Our front porch roof is a black material over galvanized steel. We have not had leaks but the steel is showing through and we need to cover it. It is about 25 ' by 14'.

Two proposals from roofers have been to scrape and cover with some kind of gunk ($525) or cover with shingles ($1150).

I could scrape and put some gunk on myself.  

What is the covering that is commonly used?

I am worried that moving my 240 pounds around up there around could be a problem.


----------



## inspectorD (Apr 24, 2008)

Gunk and stuff.... hmmm. sounds like a tar coating. Just go with the cheap fix for now by DIY. Save some money for next year and remove all the old "stuff" and then install new shingles. Let the pro do that part.
A bucket of tar will be $15. Just be safe on the roof.


----------



## CraigFL (Apr 24, 2008)

You didn't say if the roof was flat or had a pitch. 

I found this stuff on the internet and it's become my new favorite fix...

www.amesresearch.com


----------



## 2Lloyd (Apr 24, 2008)

to CraigFL

The roof is close to flat, but certainly enough slope that it doesn't have low spots that won't drain.


----------



## handyguys (Apr 25, 2008)

Send the guy who recommended shingles packing. Shingles are NOT appropriate for a flat or flatish roof. Flat roof should be EDPM (rubber), or something else designed for flat roofs. (I was going to say Torch Down but I have gotten flack in the past for saying that in a DIY forum)

Your short term fix is to just get some "black gunk" at the home center and roll or brush it on yourself. Don't pay someone $525 for a job that may only take you a couple of hours (ok, maybe a day) and run $100 in materials.

The long term fix is to remove the metal, do any deck and wood repairs and put on an EDPM, Modified Bitumen Torch Down, or another membrane type.

Here is one that might be DIY friendly. Never used it. http://www.gaf.com/Content/Documents/20341.pdf

This is NOT the same as rolled roofing found at the home center.


----------



## 2Lloyd (Apr 27, 2008)

to handyguys ..

I am thinking I should do it myself. One of the roofers did say that my roof was in good shape. It does not leak.

to the roofing god .. 

Is it worth my time using a heat gun to take off some of the existing black stuff over the metal?


----------



## handyguys (Apr 28, 2008)

If the old is well adhered and your goal is primarily aesthetic I would say just go over the old with a coating. Anything that pops off when cold or can be peeled up by hand should be removed before re-coating.


----------



## inspectorD (Apr 28, 2008)

I call it, chasin a band-aid.
Fix it for now, then change it altogether when you get the chance. 
If it aint leakin, I'd just repair for now.


----------



## 2Lloyd (May 1, 2008)

InspectorD, the roofing God, handyguys, CraigFL

Perhaps this photograph will explain my situation a little more. InspectorD's advice to not replace since it is not leaking is likely good advice.

In my earlier posts I described my flat (much flatter than this) front porch roof.

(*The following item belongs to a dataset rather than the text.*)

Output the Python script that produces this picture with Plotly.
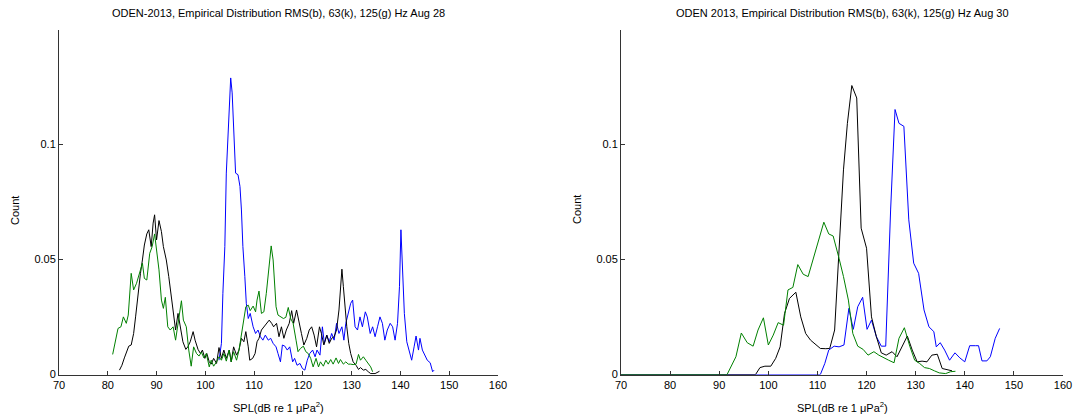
import plotly.graph_objects as go

# ---------------- Left panel (Aug 28) ----------------
l_green_x = [81.0, 82.1, 82.7, 83.2, 83.8, 84.2, 84.8, 85.3, 85.9, 86.5, 87.1, 87.5, 88.0, 88.6, 89.1, 89.6, 90.0, 90.5,
             91.0, 91.4, 91.8, 92.3, 92.8, 93.4, 93.9, 94.5, 95.1, 95.5, 96.1, 96.6, 97.1, 97.6, 98.2, 98.7, 99.2, 99.7,
             100.2, 100.8, 101.2, 101.7, 102.3, 102.8, 103.3, 103.8, 104.3, 104.9, 105.3, 105.8, 106.4, 106.9, 107.4,
             107.9, 108.3, 108.8, 109.2, 109.8, 110.3, 110.6, 111.0, 111.5, 112.0, 112.5, 113.0, 113.5, 113.9, 114.5,
             114.9, 115.5, 116.0, 116.5, 117.0, 117.5, 118.0, 118.6, 119.0, 119.5, 120.1, 120.6, 121.1, 121.6, 122.1,
             122.7, 123.2, 123.6, 124.2, 124.7, 125.2, 125.7, 126.2, 126.8, 127.3, 127.7, 128.3, 128.8, 129.3, 129.8,
             130.3, 130.9, 131.4, 131.8, 132.4, 132.9, 133.4, 133.9, 134.3]
l_green_y = [0.0087, 0.0200, 0.0207, 0.0250, 0.0222, 0.0258, 0.0439, 0.0367, 0.0396, 0.0439, 0.0483, 0.0417, 0.0410,
             0.0526, 0.0555, 0.0610, 0.0548, 0.0454, 0.0323, 0.0287, 0.0335, 0.0207, 0.0193, 0.0207, 0.0149, 0.0236,
             0.0320, 0.0236, 0.0207, 0.0106, 0.0036, 0.0120, 0.0091, 0.0080, 0.0097, 0.0072, 0.0091, 0.0033, 0.0062,
             0.0036, 0.0055, 0.0077, 0.0062, 0.0091, 0.0058, 0.0106, 0.0055, 0.0099, 0.0062, 0.0106, 0.0178, 0.0250,
             0.0294, 0.0301, 0.0277, 0.0297, 0.0272, 0.0323, 0.0362, 0.0265, 0.0272, 0.0352, 0.0446, 0.0558, 0.0497,
             0.0294, 0.0258, 0.0250, 0.0243, 0.0248, 0.0291, 0.0243, 0.0222, 0.0149, 0.0099, 0.0113, 0.0123, 0.0099,
             0.0091, 0.0070, 0.0033, 0.0070, 0.0033, 0.0055, 0.0036, 0.0062, 0.0045, 0.0065, 0.0045, 0.0072, 0.0048,
             0.0065, 0.0045, 0.0055, 0.0045, 0.0045, 0.0043, 0.0045, 0.0087, 0.0062, 0.0077, 0.0062, 0.0048, 0.0033,
             0.0012]

l_black_x = [82.4, 82.9, 83.4, 83.9, 84.3, 84.8, 85.3, 85.7, 86.2, 86.7, 87.1, 87.5, 88.0, 88.4, 88.9, 89.3, 89.6, 90.0,
             90.5, 91.0, 91.4, 92.0, 92.5, 93.0, 93.5, 93.9, 94.4, 94.9, 95.4, 96.0, 96.4, 96.9, 97.5, 97.9, 98.5, 99.0,
             99.4, 99.9, 100.3, 100.8, 101.2, 101.7, 102.3, 102.8, 103.3, 103.8, 104.3, 104.9, 105.3, 105.8, 106.4,
             106.9, 107.4, 107.9, 108.3, 108.8, 109.1, 109.7, 110.2, 110.6, 111.0, 111.5, 112.0, 112.5, 113.1, 113.6,
             114.0, 114.6, 115.1, 115.6, 116.1, 116.6, 117.2, 117.7, 118.1, 118.7, 119.2, 119.7, 120.2, 120.8, 121.3,
             121.8, 122.3, 122.8, 123.4, 123.8, 124.3, 124.9, 125.4, 125.9, 126.4, 126.9, 127.4, 127.7, 128.0, 128.3,
             128.6, 129.0, 129.4, 129.8, 130.3, 130.9, 131.4, 131.8, 132.4, 132.9, 133.4, 133.9, 134.8, 135.7]
l_black_y = [0.0019, 0.0040, 0.0072, 0.0106, 0.0123, 0.0128, 0.0178, 0.0250, 0.0352, 0.0439, 0.0497, 0.0562, 0.0610,
             0.0628, 0.0555, 0.0657, 0.0693, 0.0584, 0.0668, 0.0620, 0.0555, 0.0497, 0.0425, 0.0338, 0.0250, 0.0193,
             0.0265, 0.0193, 0.0142, 0.0109, 0.0120, 0.0142, 0.0186, 0.0149, 0.0109, 0.0091, 0.0106, 0.0070, 0.0091,
             0.0055, 0.0045, 0.0070, 0.0048, 0.0117, 0.0070, 0.0106, 0.0070, 0.0106, 0.0055, 0.0120, 0.0084, 0.0106,
             0.0157, 0.0142, 0.0186, 0.0120, 0.0062, 0.0070, 0.0091, 0.0142, 0.0157, 0.0193, 0.0207, 0.0222, 0.0236,
             0.0222, 0.0207, 0.0222, 0.0164, 0.0207, 0.0157, 0.0193, 0.0222, 0.0277, 0.0222, 0.0280, 0.0222, 0.0178,
             0.0128, 0.0157, 0.0193, 0.0207, 0.0171, 0.0120, 0.0207, 0.0178, 0.0128, 0.0171, 0.0135, 0.0157, 0.0164,
             0.0193, 0.0280, 0.0367, 0.0457, 0.0381, 0.0294, 0.0207, 0.0135, 0.0091, 0.0055, 0.0040, 0.0022, 0.0030,
             0.0019, 0.0022, 0.0012, 0.0004, 0.0004, 0.0014]

l_blue_x = [102.8, 103.3, 103.6, 104.0, 104.3, 104.7, 105.0, 105.2, 105.5, 105.8, 106.2, 106.7, 107.1, 107.4, 107.7,
            108.1, 108.4, 108.8, 109.2, 109.8, 110.3, 110.8, 111.3, 111.8, 112.3, 112.9, 113.4, 113.9, 114.5, 114.9,
            115.4, 115.8, 116.3, 116.8, 117.3, 117.9, 118.3, 118.8, 119.4, 119.9, 120.4, 120.9, 121.4, 122.0, 122.5,
            122.9, 123.5, 124.0, 124.4, 124.9, 125.4, 125.9, 126.4, 126.9, 127.4, 128.0, 128.4, 128.8, 129.3, 129.8,
            130.2, 130.7, 131.2, 131.7, 132.2, 132.8, 133.2, 133.8, 134.3, 134.8, 135.3, 135.8, 136.3, 136.8, 137.3,
            137.9, 138.4, 138.9, 139.4, 139.8, 140.1, 140.4, 140.8, 141.3, 141.9, 142.3, 142.8, 143.2, 143.7, 144.0,
            144.5, 145.1, 145.5, 146.1, 146.6, 146.9]
l_blue_y = [0.0062, 0.0135, 0.0352, 0.0555, 0.0874, 0.1077, 0.1236, 0.1287, 0.1222, 0.1033, 0.0874, 0.0867, 0.0816,
            0.0714, 0.0555, 0.0425, 0.0309, 0.0243, 0.0265, 0.0207, 0.0178, 0.0193, 0.0164, 0.0149, 0.0171, 0.0149,
            0.0157, 0.0135, 0.0120, 0.0091, 0.0055, 0.0128, 0.0123, 0.0106, 0.0120, 0.0055, 0.0070, 0.0040, 0.0048,
            0.0026, 0.0019, 0.0062, 0.0091, 0.0106, 0.0077, 0.0106, 0.0084, 0.0207, 0.0135, 0.0171, 0.0142, 0.0178,
            0.0149, 0.0222, 0.0178, 0.0207, 0.0149, 0.0222, 0.0272, 0.0309, 0.0323, 0.0207, 0.0193, 0.0250, 0.0207,
            0.0272, 0.0250, 0.0178, 0.0207, 0.0164, 0.0207, 0.0250, 0.0222, 0.0149, 0.0193, 0.0222, 0.0207, 0.0149,
            0.0222, 0.0381, 0.0628, 0.0497, 0.0265, 0.0142, 0.0091, 0.0062, 0.0120, 0.0167, 0.0106, 0.0157, 0.0106,
            0.0077, 0.0062, 0.0051, 0.0012, 0.0019]

# ---------------- Right panel (Aug 30) ----------------
r_green_x = [70.0, 91.6, 93.4, 94.5, 95.7, 96.9, 97.9, 99.0, 100.0, 101.0, 102.0, 103.1, 104.0, 105.0, 106.0, 107.1,
             108.1, 109.1, 110.1, 111.3, 112.3, 113.2, 114.4, 115.3, 116.3, 117.2, 118.2, 119.3, 120.3, 121.5, 122.5,
             123.5, 124.5, 125.6, 126.6, 127.7, 128.8, 129.8, 130.8, 131.8, 132.8, 133.8, 134.8, 136.1, 137.1, 138.1]
r_green_y = [0.0, 0.0, 0.0077, 0.0180, 0.0138, 0.0123, 0.0193, 0.0246, 0.0128, 0.0171, 0.0225, 0.0214, 0.0367, 0.0378,
             0.0477, 0.0435, 0.0425, 0.0497, 0.0577, 0.0661, 0.0610, 0.0601, 0.0504, 0.0425, 0.0323, 0.0178, 0.0123,
             0.0109, 0.0084, 0.0099, 0.0084, 0.0072, 0.0062, 0.0051, 0.0157, 0.0203, 0.0123, 0.0062, 0.0048, 0.0030,
             0.0026, 0.0016, 0.0007, 0.0004, 0.0012, 0.0014]

r_black_x = [70.0, 97.4, 98.3, 99.3, 100.5, 101.5, 102.4, 103.3, 104.3, 105.6, 106.6, 107.6, 108.6, 109.6, 110.6, 111.7,
             112.5, 113.5, 114.4, 115.3, 116.1, 117.0, 118.0, 118.9, 120.0, 121.0, 122.0, 123.0, 124.0, 125.2, 126.2,
             127.2, 128.3, 129.3, 130.3, 131.3, 132.3, 133.3, 134.4, 135.4, 136.4, 137.4]
r_black_y = [0.0, 0.0, 0.0030, 0.0036, 0.0036, 0.0070, 0.0120, 0.0265, 0.0330, 0.0357, 0.0250, 0.0178, 0.0149, 0.0132,
             0.0113, 0.0112, 0.0113, 0.0193, 0.0526, 0.0888, 0.1090, 0.1254, 0.1200, 0.0635, 0.0548, 0.0250, 0.0164,
             0.0094, 0.0084, 0.0099, 0.0077, 0.0120, 0.0167, 0.0106, 0.0055, 0.0058, 0.0055, 0.0084, 0.0088, 0.0026,
             0.0022, 0.0016]

r_blue_x = [70.0, 110.6, 111.5, 112.3, 113.4, 114.4, 115.4, 116.4, 117.3, 118.2, 119.2, 120.1, 121.0, 122.0, 123.0,
            123.9, 124.9, 125.8, 126.6, 127.6, 128.6, 129.6, 130.6, 131.7, 132.7, 133.7, 134.2, 135.0, 135.9, 136.9,
            138.0, 139.0, 140.0, 141.0, 142.2, 142.8, 143.5, 144.5, 145.2, 146.2, 147.1]
r_blue_y = [0.0, 0.0, 0.0048, 0.0106, 0.0123, 0.0120, 0.0128, 0.0287, 0.0196, 0.0294, 0.0335, 0.0196, 0.0236, 0.0164,
            0.0123, 0.0123, 0.0714, 0.1150, 0.1090, 0.1077, 0.0671, 0.0483, 0.0439, 0.0280, 0.0207, 0.0186, 0.0120,
            0.0138, 0.0106, 0.0062, 0.0094, 0.0072, 0.0055, 0.0125, 0.0125, 0.0125, 0.0059, 0.0059, 0.0077, 0.0157,
            0.0200]

titles = ["ODEN-2013, Empirical Distribution RMS(b), 63(k), 125(g) Hz Aug 28",
          "ODEN 2013, Empirical Distribution RMS(b), 63(k), 125(g) Hz Aug 30"]
x_ticks = [70, 80, 90, 100, 110, 120, 130, 140, 150, 160]
y_ticks = [0, 0.05, 0.1]
y_tick_text = ["0", "0.05", "0.1"]
x_title = "SPL(dB re 1 μPa<sup>2</sup>)"
y_title = "Count"

BLUE = "#0000ff"
BLACK = "#000000"
GREEN = "#008000"

W, H = 1074, 419
fig = go.Figure()

def add(x, y, color, axis):
    fig.add_trace(go.Scatter(x=x, y=y, mode="lines", line=dict(color=color, width=1),
                             xaxis="x" + axis, yaxis="y" + axis, showlegend=False, hoverinfo="skip"))

add(l_blue_x, l_blue_y, BLUE, "")
add(l_black_x, l_black_y, BLACK, "")
add(l_green_x, l_green_y, GREEN, "")
add(r_blue_x, r_blue_y, BLUE, "2")
add(r_black_x, r_black_y, BLACK, "2")
add(r_green_x, r_green_y, GREEN, "2")

left_px = (59, 498)
right_px = (621, 1063)
top_px, bot_px = 30, 374.5
ydom = [(H - bot_px) / H, (H - top_px) / H]

font = dict(family="Liberation Sans, Arial, sans-serif", size=11, color="#000000")

xcommon = dict(range=[70, 160], tickvals=x_ticks, ticks="inside", ticklen=4, tickcolor="#333333",
               showline=True, linecolor="#333333", linewidth=1, showgrid=False, zeroline=False,
               tickfont=font, fixedrange=True, automargin=False)
ycommon = dict(range=[0, 0.1495], tickvals=y_ticks, ticktext=y_tick_text, ticks="inside", ticklen=4,
               tickcolor="#333333", showline=True, linecolor="#333333", linewidth=1, showgrid=False,
               zeroline=False, tickfont=font, fixedrange=True, domain=ydom, automargin=False)

fig.update_layout(
    width=W, height=H,
    margin=dict(l=0, r=0, t=0, b=0, pad=0, autoexpand=False),
    paper_bgcolor="white", plot_bgcolor="white",
    font=font,
    xaxis=dict(domain=[left_px[0] / W, left_px[1] / W], anchor="y", **xcommon),
    yaxis=dict(anchor="x", **ycommon),
    xaxis2=dict(domain=[right_px[0] / W, right_px[1] / W], anchor="y2", **xcommon),
    yaxis2=dict(anchor="x2", **ycommon),
)

annotations = []
for i, (l, r) in enumerate([left_px, right_px]):
    cx = (l + r) / 2 / W
    annotations.append(dict(text=titles[i], x=cx, y=(H - 13) / H, xref="paper", yref="paper",
                            showarrow=False, font=font, xanchor="center", yanchor="middle"))
    annotations.append(dict(text=x_title, x=cx, y=(H - 407) / H, xref="paper", yref="paper",
                            showarrow=False, font=font, xanchor="center", yanchor="middle"))
    annotations.append(dict(text=y_title, x=(l - 44) / W, y=(H - 210) / H, xref="paper", yref="paper",
                            showarrow=False, font=font, textangle=-90, xanchor="center", yanchor="middle"))
fig.update_layout(annotations=annotations)

fig.write_html("out.html", config={"displayModeBar": False},
               post_script="document.body.style.margin='0';document.body.style.overflow='hidden';")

This link is too a photograph of the roof over the bay window which is the same construction and in similar shape. This is metal with black material over it. 

Again no leaks. I did not like the contractor proposal to shingle this and the front porch for nearly $1200 and thought that covering with a sealant for $550 wasn't such a good idea either, because I think that I could do it myself.

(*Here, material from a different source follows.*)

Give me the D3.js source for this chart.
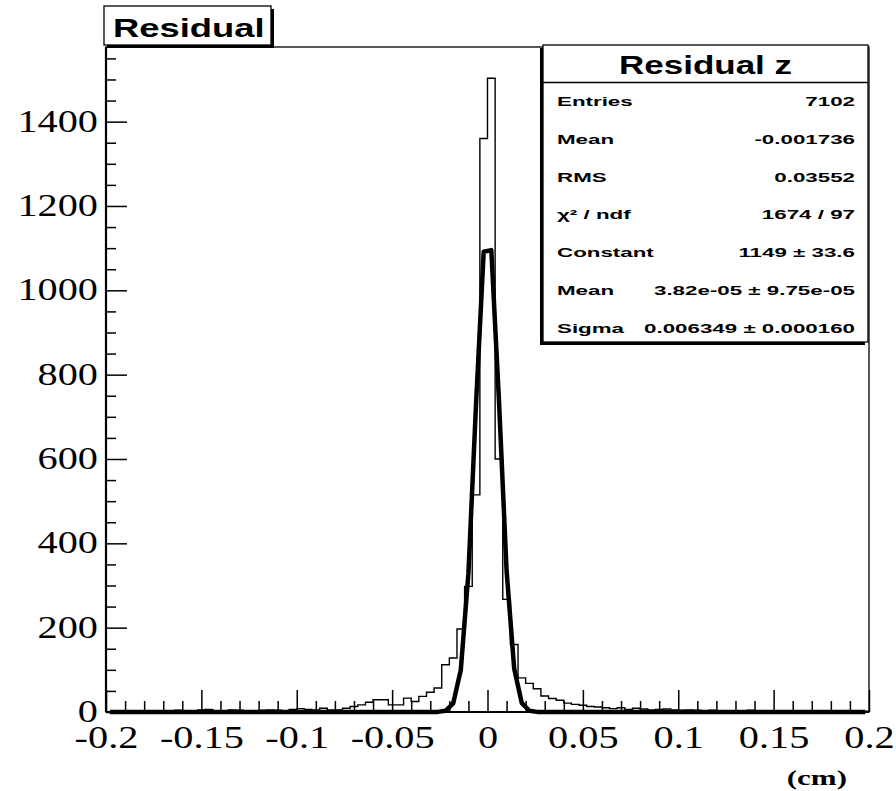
<!DOCTYPE html>
<html>
<head>
<meta charset="utf-8">
<script src="https://cdn.jsdelivr.net/npm/d3@7"></script>
<style>
  body { margin: 0; background: #fff; }
  svg { display: block; }
</style>
</head>
<body>
<svg width="896" height="791"></svg>
<script>

// histogram: 100 bins from -0.2 to 0.2 (cm)
var binLow = -0.2,
    binWidth = 0.004;

var counts = [
  1, 2, 1, 2, 1, 3, 2, 1, 3, 4, 2, 3, 5, 6, 3, 2, 5, 4, 3, 2, 4, 5, 4, 3, 6, 8,
  6, 5, 9, 5, 5, 9, 13, 17, 23, 29, 29, 17, 17, 33, 25, 37, 47, 57, 112, 128, 197, 298,
  515, 1360, 1503, 600, 267, 160,
  81, 68, 55, 38, 32, 28, 21, 18, 16, 13, 12, 10, 8, 10, 6, 9, 7, 5, 6, 7, 5, 4, 5, 4,
  3, 4, 3, 2, 3, 2, 4, 2, 3, 2, 1, 2, 3, 2, 1, 2, 3, 1, 2, 1, 1, 2
];

var xTicks = [-0.2, -0.15, -0.1, -0.05, 0, 0.05, 0.1, 0.15, 0.2];
var xTickLabels = ["-0.2", "-0.15", "-0.1", "-0.05", "0", "0.05", "0.1", "0.15", "0.2"];
var yTicks = [0, 200, 400, 600, 800, 1000, 1200, 1400];

var statNames = ["Entries", "Mean", "RMS", "\u03c7\u00b2 / ndf", "Constant", "Mean", "Sigma"];
var statValues = ["7102", "-0.001736", "0.03552", "1674 / 97", "1149 \u00b1 33.6",
                  "3.82e-05 \u00b1 9.75e-05", "0.006349 \u00b1 0.000160"];

// gaussian fit parameters (from the stats box)
var fitConstant = 1149,
    fitMean = 3.82e-05,
    fitSigma = 0.006349;

var svg = d3.select("svg"),
    margin = {top: 47, right: 27, bottom: 79, left: 106},
    width = +svg.attr("width") - margin.left - margin.right,
    height = +svg.attr("height") - margin.top - margin.bottom;

var x = d3.scaleLinear()
    .domain([-0.2, 0.2])
    .range([margin.left, margin.left + width]);

var y = d3.scaleLinear()
    .domain([0, 1577])
    .range([margin.top + height, margin.top]);

function stretched(parent, px, py, sx, txt) {
  return parent.append("text")
      .attr("transform", "translate(" + px + "," + py + ") scale(" + sx + ",1)")
      .text(txt);
}

// histogram outline
var bins = counts.map(function(c, i) { return [binLow + i * binWidth, c]; });
bins.push([binLow + counts.length * binWidth, counts[counts.length - 1]]);

var step = d3.line()
    .x(function(d) { return x(d[0]); })
    .y(function(d) { return y(d[1]); })
    .curve(d3.curveStepAfter);

svg.append("path")
    .datum(bins)
    .attr("fill", "none")
    .attr("stroke", "#000")
    .attr("stroke-width", 1.4)
    .attr("d", step);

// fit curve, evaluated at bin centres
var fitPts = counts.map(function(c, i) {
  var xc = binLow + (i + 0.5) * binWidth;
  return [xc, fitConstant * Math.exp(-0.5 * Math.pow((xc - fitMean) / fitSigma, 2))];
});

var line = d3.line()
    .x(function(d) { return x(d[0]); })
    .y(function(d) { return y(d[1]); });

svg.append("path")
    .datum(fitPts)
    .attr("fill", "none")
    .attr("stroke", "#000")
    .attr("stroke-width", 4.5)
    .attr("stroke-linejoin", "round")
    .attr("d", line);

// axes (ROOT style, ticks pointing inwards)
var xMinor = d3.range(-0.2, 0.2001, 0.01).filter(function(v) {
  return Math.abs(v / 0.05 - Math.round(v / 0.05)) > 1e-6;
});
var yMinor = d3.range(50, 1577, 50).filter(function(v) { return v % 200 !== 0; });

var xAxis = d3.axisBottom(x)
    .tickValues(xTicks)
    .tickFormat(function(d, i) { return xTickLabels[i]; })
    .tickSize(-22)
    .tickSizeOuter(0)
    .tickPadding(13);

var yAxis = d3.axisLeft(y)
    .tickValues(yTicks)
    .tickFormat(d3.format("d"))
    .tickSize(-21)
    .tickSizeOuter(0)
    .tickPadding(8);

var gx = svg.append("g")
    .attr("transform", "translate(0," + (margin.top + height) + ")")
    .call(xAxis);

svg.append("g")
    .attr("transform", "translate(0," + (margin.top + height) + ")")
    .call(d3.axisBottom(x).tickValues(xMinor).tickFormat("").tickSize(-11).tickSizeOuter(0))
    .select(".domain").remove();

var gy = svg.append("g")
    .attr("transform", "translate(" + margin.left + ",0)")
    .call(yAxis);

svg.append("g")
    .attr("transform", "translate(" + margin.left + ",0)")
    .call(d3.axisLeft(y).tickValues(yMinor).tickFormat("").tickSize(-10).tickSizeOuter(0))
    .select(".domain").remove();

svg.selectAll(".tick line").attr("stroke-width", 1.5);
gx.select(".domain").remove();
gy.select(".domain").remove();

gx.selectAll("text")
    .attr("transform", "scale(1.26,1)")
    .style("font-family", "'Liberation Serif', 'DejaVu Serif', serif")
    .style("font-size", "32px");

gy.selectAll("text")
    .attr("x", -8 / 1.26)
    .attr("dy", "0.3em")
    .attr("transform", "scale(1.26,1)")
    .style("font-family", "'Liberation Serif', 'DejaVu Serif', serif")
    .style("font-size", "32px");

// frame
svg.append("rect")
    .attr("x", margin.left)
    .attr("y", margin.top)
    .attr("width", width)
    .attr("height", height)
    .attr("fill", "none")
    .attr("stroke", "#000")
    .attr("stroke-width", 1.3);

svg.append("line")
    .attr("x1", margin.left).attr("x2", margin.left)
    .attr("y1", margin.top).attr("y2", margin.top + height)
    .attr("stroke", "#000").attr("stroke-width", 2.2);

svg.append("line")
    .attr("x1", margin.left).attr("x2", margin.left + width)
    .attr("y1", margin.top + height).attr("y2", margin.top + height)
    .attr("stroke", "#000").attr("stroke-width", 2);

// x axis unit
stretched(svg, 847, 785, 1.55, "(cm)")
    .attr("text-anchor", "end")
    .style("font-family", "'Liberation Serif', serif")
    .style("font-weight", "bold")
    .style("font-size", "20px");

// title box
var tb = svg.append("g");
tb.append("rect")
    .attr("x", 107).attr("y", 9)
    .attr("width", 167).attr("height", 39)
    .attr("fill", "#000");
tb.append("rect")
    .attr("x", 104).attr("y", 6)
    .attr("width", 167).attr("height", 39)
    .attr("fill", "#fff")
    .attr("stroke", "#000")
    .attr("stroke-width", 1.3);
stretched(tb, 113, 37, 1.4, "Residual")
    .style("font-family", "'Liberation Sans', Arial, sans-serif")
    .style("font-weight", "bold")
    .style("font-size", "26px");

// stats box
var sb = svg.append("g"),
    sbX = 543, sbY = 45, sbW = 325, sbH = 297;

sb.append("rect")
    .attr("x", sbX - 3).attr("y", sbY + 3)
    .attr("width", sbW).attr("height", sbH)
    .attr("fill", "#000");
sb.append("rect")
    .attr("x", sbX).attr("y", sbY)
    .attr("width", sbW).attr("height", sbH)
    .attr("fill", "#fff")
    .attr("stroke", "#000")
    .attr("stroke-width", 1.3);
sb.append("line")
    .attr("x1", sbX).attr("x2", sbX + sbW)
    .attr("y1", 82.5).attr("y2", 82.5)
    .attr("stroke", "#000")
    .attr("stroke-width", 1.3);

stretched(sb, sbX + sbW / 2, 73.5, 1.4, "Residual z")
    .attr("text-anchor", "middle")
    .style("font-family", "'Liberation Sans', Arial, sans-serif")
    .style("font-weight", "bold")
    .style("font-size", "25px");

var rowY = d3.scalePoint()
    .domain(d3.range(statNames.length))
    .range([106, 332.8]);

statNames.forEach(function(name, i) {
  stretched(sb, 557, rowY(i), 1.72, name)
      .style("font-family", "'Liberation Sans', Arial, sans-serif")
      .style("font-weight", "bold")
      .style("font-size", "13px");
  stretched(sb, 855, rowY(i), 1.72, statValues[i])
      .attr("text-anchor", "end")
      .style("font-family", "'Liberation Sans', Arial, sans-serif")
      .style("font-weight", "bold")
      .style("font-size", "13px");
});

</script>
</body>
</html>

What appeals to me is yanking the metal roof off and having a roofer put a new metal roof on. Maybe that doesn't save much and maybe it is hard to do. Neither contractor suggested that drastic a step though, but I do like the idea of having the opportunity to look at the wood underneath and determining if replace of any part of it is needed.

http://www.flickr.com/photos/[email protected]/2457952312/


----------



## inspectorD (May 3, 2008)

That's why you have to love the pictures. 

Clean it up and tar it a bit if you want. But I would save the money and time to change it down the line as suggested.


----------